In Honor Of...
By Marcy Mistrett, CEO
Anniversaries can be moments of celebration or they can be reminders of our losses and short-comings. The exoneration and settlement awarded to of five young men charged with rape, assault, robbery , attempted murder, and rioting in NY in 2014 juxtaposed to the tragic suicide of Kalief Browder in 2015 underscores this fact.
Today is the 4th anniversary of Kalief Browder’s death; he was 22 years young when he took his life, after spending three years on Rikers Island in New York as a teenager, two of which were spent in solitary confinement. His story moved a nation—and the state of New York fundamentally changed the way it looked at 16 & 17 year olds in their justice system.
It’s likely no coincidence of Ava DuVernay’s “When They See Us” also was released this week. It’s the 30 year anniversary since Korey, Antron, Yusef, Raymond & Kevin were arrested in the highly racialized “Central Park 5” case in 1989. It is only five years since they received their settlement from the city for such a miscarriage of justice.
In the four years since the world lost Kalief—New York has changed. While we grieve the tragic and grossly unnecessary loss of his life; it jarred the state to action. New York has:
- Closed the Adolescent Unit of Rikers’ Island and moved all the youth charged as adults to a more age-appropriate setting at the Horizons Youth Center; the city is on target to close the other 9 jails on the Island.
- The number of youth charged as adults has dropped profoundly, from nearly 500 per day in 2014, to under 75 today in New York.
- The state no longer considers every 16 & 17 year old as adults in court; the state raised the age of criminal responsibility to 18 in 2016.
- New York has ended solitary confinement of youth since 2014.
- New York has invested heavily in community based alternatives to incarceration, investing money in families and communities over prisons.
- Crime rates continue to drop.
Five years ago this month, Korey, Antron, Yusef, Raymond and Kevin, after 11 years of pending lawsuits were finally awarded a $41million dollar settlement for their wrongful convictions in the case of the Central Park Jogger; a case that launched some of the most punitive responses to young people in our country’s history. The settlement was 25 years too late; but it did attempt to right the gross wrongs perpetrated against these men when they were children.
The case of the “Central Park Five” reminds us that, thirty years later, our children are still extremely vulnerable to experience false accusations leading them to long, mandatory sentences:
- Our justice system today is still extremely racialized, with nearly 80% of youth charged as adults being youth of color;
- District Attorneys yield incredible power—in 12 states and Washington D.C., prosecutors can decide which court (juvenile or criminal) to charge youth; there are still more than 75,000 youth/year charged as adults in this country and nearly 5000 children sleep in adult jails and prisons every night;
- That police behavior hasn’t changed in 30 years. Children (of color) are still interrogated, threatened, incarcerated, and mistreated by law enforcement across the country.

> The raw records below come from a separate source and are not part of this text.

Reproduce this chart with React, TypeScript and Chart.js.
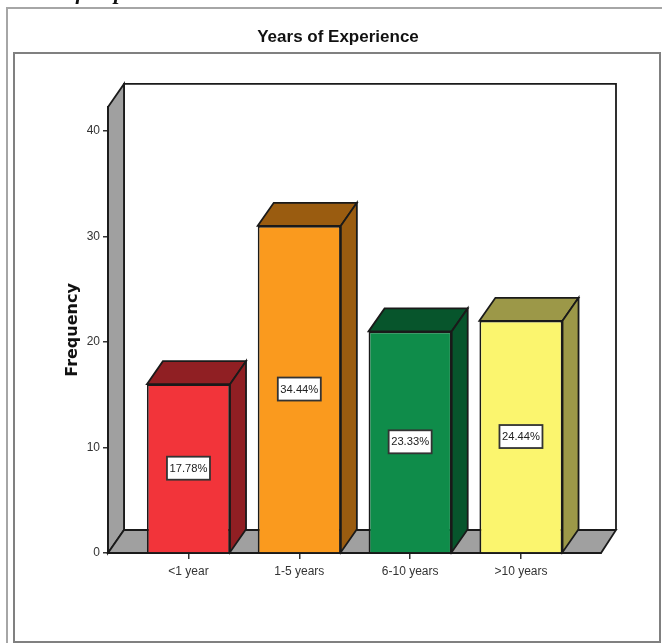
import React, { useEffect, useRef } from "react";
import { Chart, registerables } from "chart.js";

Chart.register(...registerables);

// Survey counts per experience band
const categories = ["<1 year", "1-5 years", "6-10 years", ">10 years"];
const frequencies = [16, 31, 21, 22];
const shareLabels = ["17.78%", "34.44%", "23.33%", "24.44%"];
const frontColors = ["#F2343A", "#FA9A1E", "#0F8C4A", "#FBF56E"];
const shadeColors = ["#901F23", "#9A5C10", "#07552C", "#9C9848"];

// Oblique projection used for the box faces and the walls
const DEPTH_X = 16;
const DEPTH_Y = -23;
const SANS = '"Liberation Sans", Arial, sans-serif';
const WALL_GREY = "#A0A0A0";
const EDGE = "#1A1A1A";
const EDGE_WIDTH = 1.8;

function polygon(ctx: CanvasRenderingContext2D, pts: number[][], fill: string) {
  ctx.beginPath();
  pts.forEach(([x, y], i) => (i ? ctx.lineTo(x, y) : ctx.moveTo(x, y)));
  ctx.closePath();
  ctx.fillStyle = fill;
  ctx.fill();
  ctx.lineWidth = EDGE_WIDTH;
  ctx.strokeStyle = EDGE;
  ctx.stroke();
}

// Page background, caption remnant, panel frames and the chart's box walls
const backdrop = {
  id: "backdrop",
  beforeDraw(chart: any) {
    const { ctx, width, height, chartArea: a } = chart;
    ctx.save();
    ctx.fillStyle = "#FFFFFF";
    ctx.fillRect(0, 0, width, height);

    ctx.fillStyle = "#111";
    ctx.font = 'italic bold 22px "Liberation Serif", serif';
    ctx.textAlign = "left";
    ctx.textBaseline = "alphabetic";
    ctx.fillText("Years of Experience", 10, -1);

    ctx.strokeStyle = "#A6A6A6";
    ctx.lineWidth = 2;
    ctx.beginPath();
    ctx.moveTo(7, height);
    ctx.lineTo(7, 8);
    ctx.lineTo(width, 8);
    ctx.stroke();
    ctx.strokeStyle = "#808080";
    ctx.strokeRect(14, 53, width - 16, height - 54);

    const backLeft = a.left + DEPTH_X;
    const backRight = a.right + DEPTH_X - 1;
    const backTop = a.top + DEPTH_Y;
    const backBottom = a.bottom + DEPTH_Y;
    ctx.fillStyle = "#FFFFFF";
    ctx.fillRect(backLeft, backTop, backRight - backLeft, backBottom - backTop);
    ctx.strokeStyle = EDGE;
    ctx.lineWidth = EDGE_WIDTH;
    ctx.beginPath();
    ctx.moveTo(backLeft, backBottom);
    ctx.lineTo(backLeft, backTop);
    ctx.lineTo(backRight, backTop);
    ctx.lineTo(backRight, backBottom);
    ctx.stroke();
    polygon(ctx, [[a.left, a.top], [backLeft, backTop], [backLeft, backBottom], [a.left, a.bottom]], WALL_GREY);
    polygon(ctx, [[a.left, a.bottom], [backLeft, backBottom], [backRight, backBottom], [a.right, a.bottom]], WALL_GREY);
    ctx.restore();
  },
};

// Top and side faces extruded from each bar element
const boxFaces = {
  id: "boxFaces",
  beforeDatasetsDraw(chart: any) {
    const { ctx } = chart;
    ctx.save();
    chart.getDatasetMeta(0).data.forEach((bar: any, i: number) => {
      const l = bar.x - bar.width / 2;
      const r = bar.x + bar.width / 2;
      const shade = shadeColors[i];
      polygon(ctx, [[l, bar.y], [l + DEPTH_X, bar.y + DEPTH_Y], [r + DEPTH_X, bar.y + DEPTH_Y], [r, bar.y]], shade);
      polygon(ctx, [[r, bar.y], [r + DEPTH_X, bar.y + DEPTH_Y], [r + DEPTH_X, bar.base + DEPTH_Y], [r, bar.base]], shade);
    });
    ctx.restore();
  },
};

// Percentage tags at the middle of each bar
const shareTags = {
  id: "shareTags",
  afterDatasetsDraw(chart: any) {
    const { ctx } = chart;
    ctx.save();
    chart.getDatasetMeta(0).data.forEach((bar: any, i: number) => {
      const cy = (bar.y + bar.base) / 2;
      ctx.fillStyle = "#FFFFFF";
      ctx.fillRect(bar.x - 21.5, cy - 11.5, 43, 23);
      ctx.strokeStyle = "#333";
      ctx.lineWidth = EDGE_WIDTH;
      ctx.strokeRect(bar.x - 21.5, cy - 11.5, 43, 23);
      ctx.fillStyle = "#222";
      ctx.font = `11.2px ${SANS}`;
      ctx.textAlign = "center";
      ctx.textBaseline = "middle";
      ctx.fillText(shareLabels[i], bar.x, cy + 0.5);
    });
    ctx.restore();
  },
};

export default function App() {
  const ref = useRef<HTMLCanvasElement>(null);

  useEffect(() => {
    const chart = new Chart(ref.current!, {
      type: "bar",
      data: {
        labels: categories,
        datasets: [
          {
            label: "Frequency",
            data: frequencies.map((y, x) => ({ x, y })),
            backgroundColor: frontColors,
            borderColor: EDGE,
            borderWidth: EDGE_WIDTH,
            categoryPercentage: 1,
            barPercentage: 0.75,
            xAxisID: "x",
            yAxisID: "y",
          },
        ],
      },
      options: {
        responsive: false,
        animation: false,
        layout: { padding: { left: 14, right: 0, top: 0, bottom: 0 } },
        plugins: {
          legend: { display: false },
          tooltip: { enabled: false },
          title: {
            display: true,
            text: "Years of Experience",
            color: "#111",
            font: { family: SANS, size: 17, weight: "bold" },
            padding: { top: 27.5, bottom: 59 },
          },
        },
        scales: {
          x: {
            type: "linear",
            position: "bottom",
            offset: false,
            min: -0.726,
            max: 3.722,
            afterBuildTicks(scale: any) {
              scale.ticks = categories.map((_, value) => ({ value }));
            },
            afterFit(scale: any) {
              scale.height = 90;
            },
            grid: { offset: false, drawOnChartArea: false, drawTicks: true, tickLength: 6, color: "#333", lineWidth: 1.5 },
            border: { display: true, color: EDGE, width: EDGE_WIDTH },
            ticks: {
              autoSkip: false,
              maxRotation: 0,
              padding: 5,
              color: "#333",
              font: { family: SANS, size: 12 },
              callback: (value: any) => categories[value],
            },
          },
          y: {
            type: "linear",
            position: "left",
            min: 0,
            max: 42.27,
            afterFit(scale: any) {
              scale.width = 94;
            },
            grid: { drawOnChartArea: false, drawTicks: true, tickLength: 5, color: "#333", lineWidth: 1.5 },
            border: { display: true, color: EDGE, width: EDGE_WIDTH },
            ticks: { stepSize: 10, includeBounds: false, padding: 3, color: "#333", font: { family: SANS, size: 12 } },
            title: {
              display: true,
              text: "Frequency",
              color: "#111",
              font: { family: '"DejaVu Sans", sans-serif', size: 16, weight: "bold" },
              padding: { top: 49, bottom: 0 },
            },
          },
          // Empty gutter that keeps the plot clear of the frame's right side
          gutter: {
            type: "linear",
            position: "right",
            afterFit(scale: any) {
              scale.width = 61;
            },
            grid: { display: false },
            border: { display: false },
            ticks: { display: false },
          },
        },
      } as any,
      plugins: [backdrop, boxFaces, shareTags],
    });
    return () => chart.destroy();
  }, []);

  return (
    <div style={{ position: "absolute", left: 0, top: 0, width: 662, height: 643 }}>
      <canvas ref={ref} width={662} height={643} style={{ display: "block" }} />
    </div>
  );
}
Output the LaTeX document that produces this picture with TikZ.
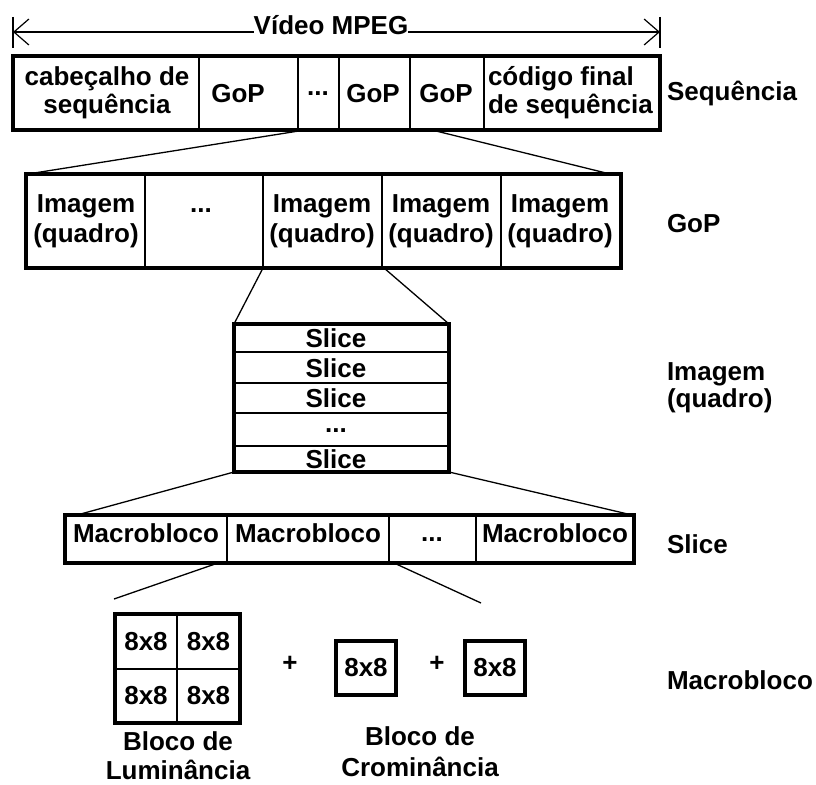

Just last week the FOP in Baltimore referred to children as “criminals” and told Baltimore police “don't fall into the trap that they are only kids”;
- The media is still perpetuating fear about children of color—whether immigrants or adolescent citizens; and the U.S. population considers youth of color to be 4 years older, and therefore more culpable than white children.
So today, we call on all of us, to take a minute of silence. To remember the children who sleep in adult jails and prisons every night across the country. To celebrate those who have come home after years of claiming their innocence. To grieve those who couldn’t take the stress and took their own lives. And to deliver hope to those who remain behind bars because our reforms haven’t reached them yet. Today, we await your anniversaries of tomorrow.